▶ Goal: Give the data below again exactly as written, without its pictures.

▶ Data excerpt:
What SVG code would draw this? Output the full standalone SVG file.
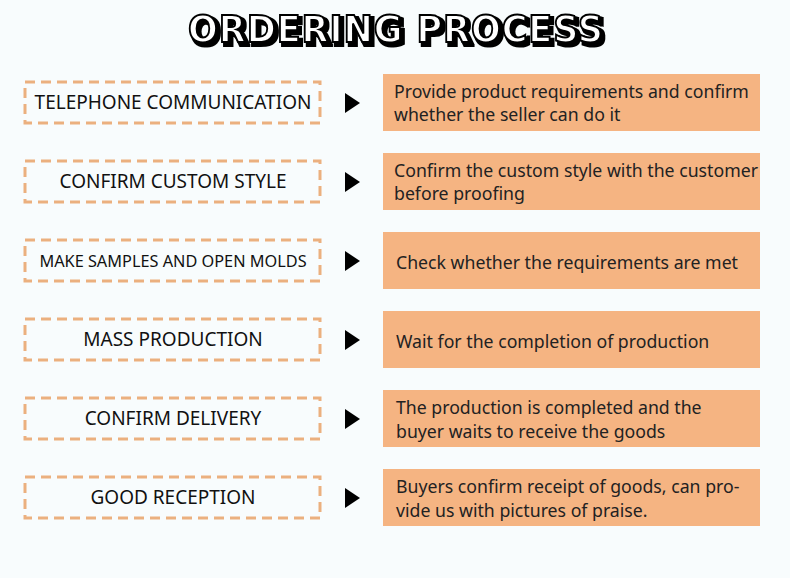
<svg xmlns="http://www.w3.org/2000/svg" width="790" height="578" viewBox="0 0 790 578">
<style>
.step rect{fill:none;stroke:#ebb07f;stroke-width:3;stroke-dasharray:10 6}
.step text{font-family:"Noto Sans","Open Sans",sans-serif;font-size:19px;fill:#111;text-anchor:middle}
.desc rect{fill:#f5b482}
.desc text{font-family:"Noto Sans","Open Sans",sans-serif;font-size:17.7px;fill:#222}
.arrow{fill:#000}
.title{font-family:"DejaVu Sans",sans-serif;font-weight:bold;font-size:38px;letter-spacing:1px}
</style>
<defs>
<filter id="shadow" x="-5%" y="-20%" width="110%" height="150%">
<feMorphology in="SourceAlpha" operator="dilate" radius="1" result="d"/>
<feOffset in="d" dx="3" dy="3" result="o"/>
<feFlood flood-color="#000"/>
<feComposite in2="o" operator="in" result="s"/>
<feMerge><feMergeNode in="s"/><feMergeNode in="SourceGraphic"/></feMerge>
</filter>
</defs>
<rect width="790" height="578" fill="#f8fcfd"/>
<g id="title">
<text class="title" x="188" y="42" textLength="416" lengthAdjust="spacingAndGlyphs" fill="#fff" stroke="#000" stroke-width="2" filter="url(#shadow)">ORDERING  PROCESS</text>
</g>
<g id="step1" class="step"><rect x="25" y="82" width="295" height="41"/><text x="173" y="109">TELEPHONE COMMUNICATION</text></g>
<g id="step2" class="step"><rect x="25" y="161" width="295" height="41"/><text x="173" y="188">CONFIRM CUSTOM STYLE</text></g>
<g id="step3" class="step"><rect x="25" y="240" width="295" height="41"/><text x="173" y="267" style="font-size:16.3px">MAKE SAMPLES AND OPEN MOLDS</text></g>
<g id="step4" class="step"><rect x="25" y="319" width="295" height="41"/><text x="173" y="346">MASS PRODUCTION</text></g>
<g id="step5" class="step"><rect x="25" y="398" width="295" height="41"/><text x="173" y="425">CONFIRM DELIVERY</text></g>
<g id="step6" class="step"><rect x="25" y="477" width="295" height="41"/><text x="173" y="504">GOOD RECEPTION</text></g>
<g id="connectors">
<polygon class="arrow" points="345,93 360,103 345,113"/>
<polygon class="arrow" points="345,172 360,182 345,192"/>
<polygon class="arrow" points="345,251 360,261 345,271"/>
<polygon class="arrow" points="345,330 360,340 345,350"/>
<polygon class="arrow" points="345,409 360,419 345,429"/>
<polygon class="arrow" points="345,488 360,498 345,508"/>
</g>
<g id="desc1" class="desc"><rect x="383" y="74" width="377" height="57"/><text x="394" y="98">Provide product requirements and confirm</text><text x="394" y="121">whether the seller can do it</text></g>
<g id="desc2" class="desc"><rect x="383" y="153" width="377" height="57"/><text x="394" y="177">Confirm the custom style with the customer</text><text x="394" y="200">before proofing</text></g>
<g id="desc3" class="desc"><rect x="383" y="232" width="377" height="57"/><text x="396" y="269">Check whether the requirements are met</text></g>
<g id="desc4" class="desc"><rect x="383" y="311" width="377" height="57"/><text x="396" y="348">Wait for the completion of production</text></g>
<g id="desc5" class="desc"><rect x="383" y="390" width="377" height="57"/><text x="396" y="414">The production is completed and the</text><text x="396" y="438">buyer waits to receive the goods</text></g>
<g id="desc6" class="desc"><rect x="383" y="469" width="377" height="57"/><text x="396" y="493">Buyers confirm receipt of goods, can pro-</text><text x="396" y="517">vide us with pictures of praise.</text></g>
</svg>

▶ The answer:
What SVG code would draw this? Output the full standalone SVG file.
<svg xmlns="http://www.w3.org/2000/svg" width="790" height="578" viewBox="0 0 790 578">
<style>
.step rect{fill:none;stroke:#ebb07f;stroke-width:3;stroke-dasharray:10 6}
.step text{font-family:"Noto Sans","Open Sans",sans-serif;font-size:19px;fill:#111;text-anchor:middle}
.desc rect{fill:#f5b482}
.desc text{font-family:"Noto Sans","Open Sans",sans-serif;font-size:17.7px;fill:#222}
.arrow{fill:#000}
.title{font-family:"DejaVu Sans",sans-serif;font-weight:bold;font-size:38px;letter-spacing:1px}
</style>
<defs>
<filter id="shadow" x="-5%" y="-20%" width="110%" height="150%">
<feMorphology in="SourceAlpha" operator="dilate" radius="1" result="d"/>
<feOffset in="d" dx="3" dy="3" result="o"/>
<feFlood flood-color="#000"/>
<feComposite in2="o" operator="in" result="s"/>
<feMerge><feMergeNode in="s"/><feMergeNode in="SourceGraphic"/></feMerge>
</filter>
</defs>
<rect width="790" height="578" fill="#f8fcfd"/>
<g id="title">
<text class="title" x="188" y="42" textLength="416" lengthAdjust="spacingAndGlyphs" fill="#fff" stroke="#000" stroke-width="2" filter="url(#shadow)">ORDERING  PROCESS</text>
</g>
<g id="step1" class="step"><rect x="25" y="82" width="295" height="41"/><text x="173" y="109">TELEPHONE COMMUNICATION</text></g>
<g id="step2" class="step"><rect x="25" y="161" width="295" height="41"/><text x="173" y="188">CONFIRM CUSTOM STYLE</text></g>
<g id="step3" class="step"><rect x="25" y="240" width="295" height="41"/><text x="173" y="267" style="font-size:16.3px">MAKE SAMPLES AND OPEN MOLDS</text></g>
<g id="step4" class="step"><rect x="25" y="319" width="295" height="41"/><text x="173" y="346">MASS PRODUCTION</text></g>
<g id="step5" class="step"><rect x="25" y="398" width="295" height="41"/><text x="173" y="425">CONFIRM DELIVERY</text></g>
<g id="step6" class="step"><rect x="25" y="477" width="295" height="41"/><text x="173" y="504">GOOD RECEPTION</text></g>
<g id="connectors">
<polygon class="arrow" points="345,93 360,103 345,113"/>
<polygon class="arrow" points="345,172 360,182 345,192"/>
<polygon class="arrow" points="345,251 360,261 345,271"/>
<polygon class="arrow" points="345,330 360,340 345,350"/>
<polygon class="arrow" points="345,409 360,419 345,429"/>
<polygon class="arrow" points="345,488 360,498 345,508"/>
</g>
<g id="desc1" class="desc"><rect x="383" y="74" width="377" height="57"/><text x="394" y="98">Provide product requirements and confirm</text><text x="394" y="121">whether the seller can do it</text></g>
<g id="desc2" class="desc"><rect x="383" y="153" width="377" height="57"/><text x="394" y="177">Confirm the custom style with the customer</text><text x="394" y="200">before proofing</text></g>
<g id="desc3" class="desc"><rect x="383" y="232" width="377" height="57"/><text x="396" y="269">Check whether the requirements are met</text></g>
<g id="desc4" class="desc"><rect x="383" y="311" width="377" height="57"/><text x="396" y="348">Wait for the completion of production</text></g>
<g id="desc5" class="desc"><rect x="383" y="390" width="377" height="57"/><text x="396" y="414">The production is completed and the</text><text x="396" y="438">buyer waits to receive the goods</text></g>
<g id="desc6" class="desc"><rect x="383" y="469" width="377" height="57"/><text x="396" y="493">Buyers confirm receipt of goods, can pro-</text><text x="396" y="517">vide us with pictures of praise.</text></g>
</svg>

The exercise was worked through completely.